Thursday, 11 December 2008

Gardening By Firelight


Some of the most enjoyable (and lazy) gardening can be done sitting in an armchair in front of a blazing fire flicking through seed catalogues. Through the window the garden is looking frosty and dormant, but in the imagination the beds are already planted and fruiting with all the new and newly re-cultivated traditional varieties to be found within those tempting archives.
Tonight, as the temperature drops below freezing, I’m drawn to the hot weather herbs Basil Siam Queen, Mrs Burns and Red Robin from Jekka’s Herb Farm and just the downright hot, chilli peppers like the Bulgarian Carrot, Friars Hat or (a warning on the effects of eating these?) the Ring of Fire all available from Simpson’s Seeds.

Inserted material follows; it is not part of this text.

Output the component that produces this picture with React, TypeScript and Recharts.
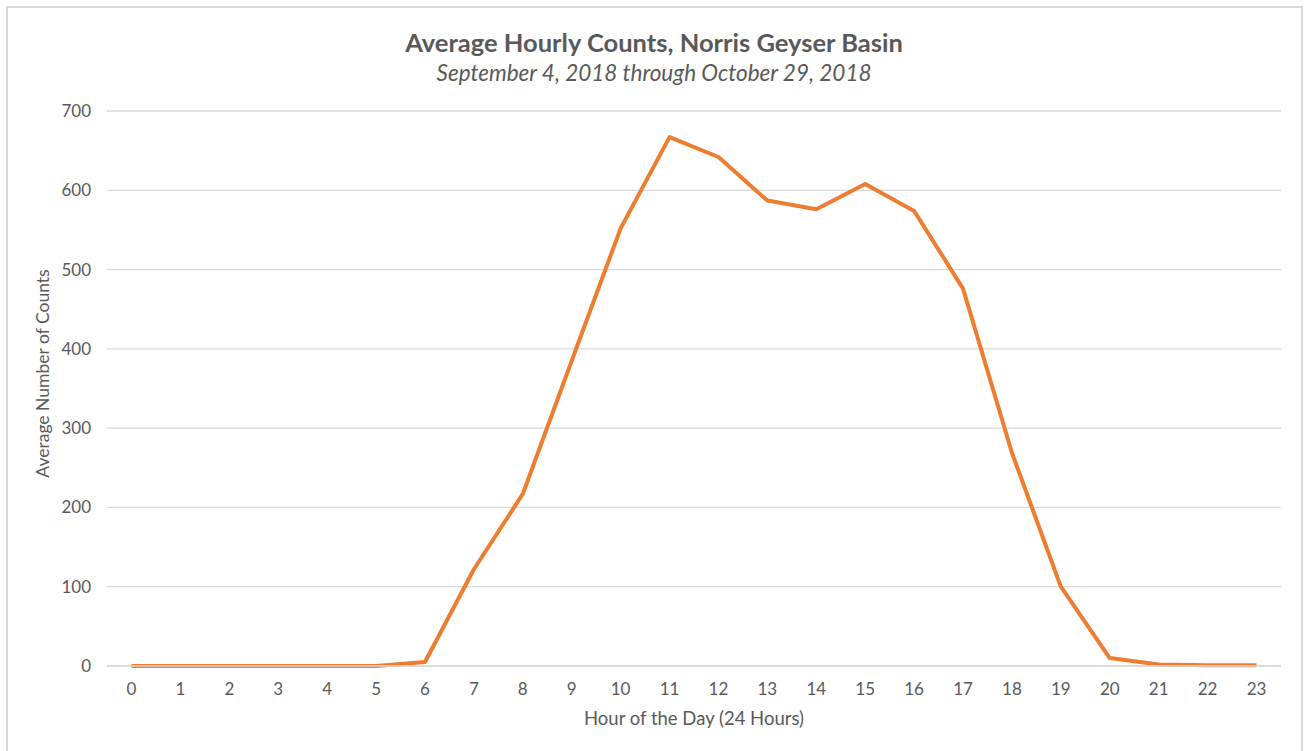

Sometimes, of course, you need to wait a little longer than the next summer to see the results of all this scheming. Four years ago I planted the intriguingly named apple Pitmarton Pineapple, dating from the 1780’s and waited frustratingly until this autumn to taste the fruit. Well, it was worth all that planning and anticipation, because it is a remarkable fruit with distinctive pineapple fragrance, sweet, crisp flesh and a nutty flavour, but apparently quality can be variable, so I may have to make a habit of patience. That same winter, as I sat over the fruit catalogue from Brogdale ordering the Pitmarton Pineapple, I choose another apple, Ashmend’s Kernal, dating from the turn of the 17th century and was lucky enough to be sent two by mistake, which I planted paired either side of a central path. It has been described as ‘exploding with champagne-sherbet juice infused with a lingering scent of orange blossom’ (Hugh Fearnley-Whittingshall) well I’m not sure about that, but it is certainly good eating. Brogdale holds the British National Fruit Collection and is a must visit online, a great resource as they will graft any species they have in their collection onto any rootstock of your choice. In the photograph a basket of apples before being turned into apple and ginger jam.